What is being asked:
Leaving out every picture, copy the lines of the data exactly, from the first through the line containing "ax = fig.add_axes([53".

** begin Dataset content **

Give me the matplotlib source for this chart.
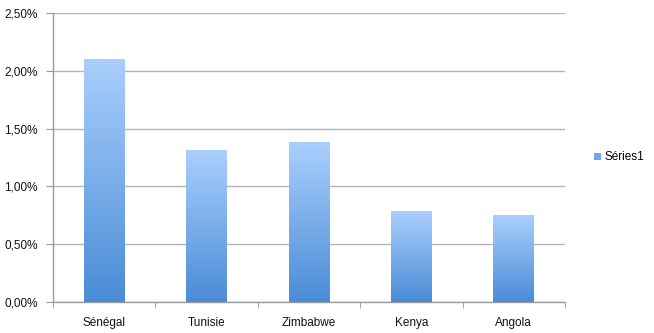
import matplotlib.pyplot as plt
import numpy as np
from matplotlib.colors import LinearSegmentedColormap
from matplotlib.patches import Patch
from matplotlib.ticker import FuncFormatter

# Chart data
countries = ['Sénégal', 'Tunisie', 'Zimbabwe', 'Kenya', 'Angola']
values = [0.0210, 0.0131, 0.0138, 0.0078, 0.0075]
series_name = 'Séries1'

plt.rcParams['font.family'] = ['Liberation Sans', 'DejaVu Sans']

fig = plt.figure(figsize=(6.54, 3.33), dpi=100)
ax = fig.add_axes([53 / 654, 31 / 333, 512 / 654, 289 / 333])

x = np.arange(len(countries))
bars = ax.bar(x, values, width=0.4, color='none', zorder=3)

# vertical gradient fill, light on top and darker at the bottom
cmap = LinearSegmentedColormap.from_list('bluegrad', ['#4a8cd6', '#aacffd'])
grad = np.linspace(0, 1, 256).reshape(-1, 1)
for b in bars:
    x0, w, h = b.get_x(), b.get_width(), b.get_height()
    ax.imshow(grad, cmap=cmap, origin='lower', aspect='auto',
              extent=[x0, x0 + w, 0, h], zorder=3)

ax.set_xlim(-0.5, len(countries) - 0.5)
ax.set_ylim(0, 0.025)
ax.set_yticks(np.arange(0, 0.0251, 0.005))
ax.yaxis.set_major_formatter(FuncFormatter(lambda v, p: f'{v * 100:.2f}%'.replace('.', ',')))

ax.set_xticks(x)
ax.set_xticklabels(countries)
ax.set_xticks(np.arange(-0.5, len(countries), 1), minor=True)
ax.tick_params(axis='x', which='major', length=0, pad=11)
ax.tick_params(axis='x', which='minor', length=4, color='#9a9a9a', direction='out')
ax.tick_params(axis='y', length=5, color='#9a9a9a', pad=6)
ax.tick_params(labelsize=8.5, labelcolor='#111111')

ax.grid(axis='y', color='#b4b4b4', linewidth=1, zorder=0)
for side in ['top', 'right']:
    ax.spines[side].set_visible(False)
for side in ['left', 'bottom']:
    ax.spines[side].set_color('#9a9a9a')
    ax.spines[side].set_linewidth(1)

handle = Patch(facecolor='#6fa6ea', edgecolor='none')
ax.legend([handle], [series_name], loc='center left', bbox_to_anchor=(1.035, 0.5),
          frameon=False, fontsize=8.5, handlelength=0.6, handleheight=0.6,
          handletextpad=0.3)

fig.savefig('out.png', dpi=100)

** end Dataset content **

Output of the exercise:
Give me the matplotlib source for this chart.
import matplotlib.pyplot as plt
import numpy as np
from matplotlib.colors import LinearSegmentedColormap
from matplotlib.patches import Patch
from matplotlib.ticker import FuncFormatter

# Chart data
countries = ['Sénégal', 'Tunisie', 'Zimbabwe', 'Kenya', 'Angola']
values = [0.0210, 0.0131, 0.0138, 0.0078, 0.0075]
series_name = 'Séries1'

plt.rcParams['font.family'] = ['Liberation Sans', 'DejaVu Sans']

fig = plt.figure(figsize=(6.54, 3.33), dpi=100)
ax = fig.add_axes([53 / 654, 31 / 333, 512 / 654, 289 / 333])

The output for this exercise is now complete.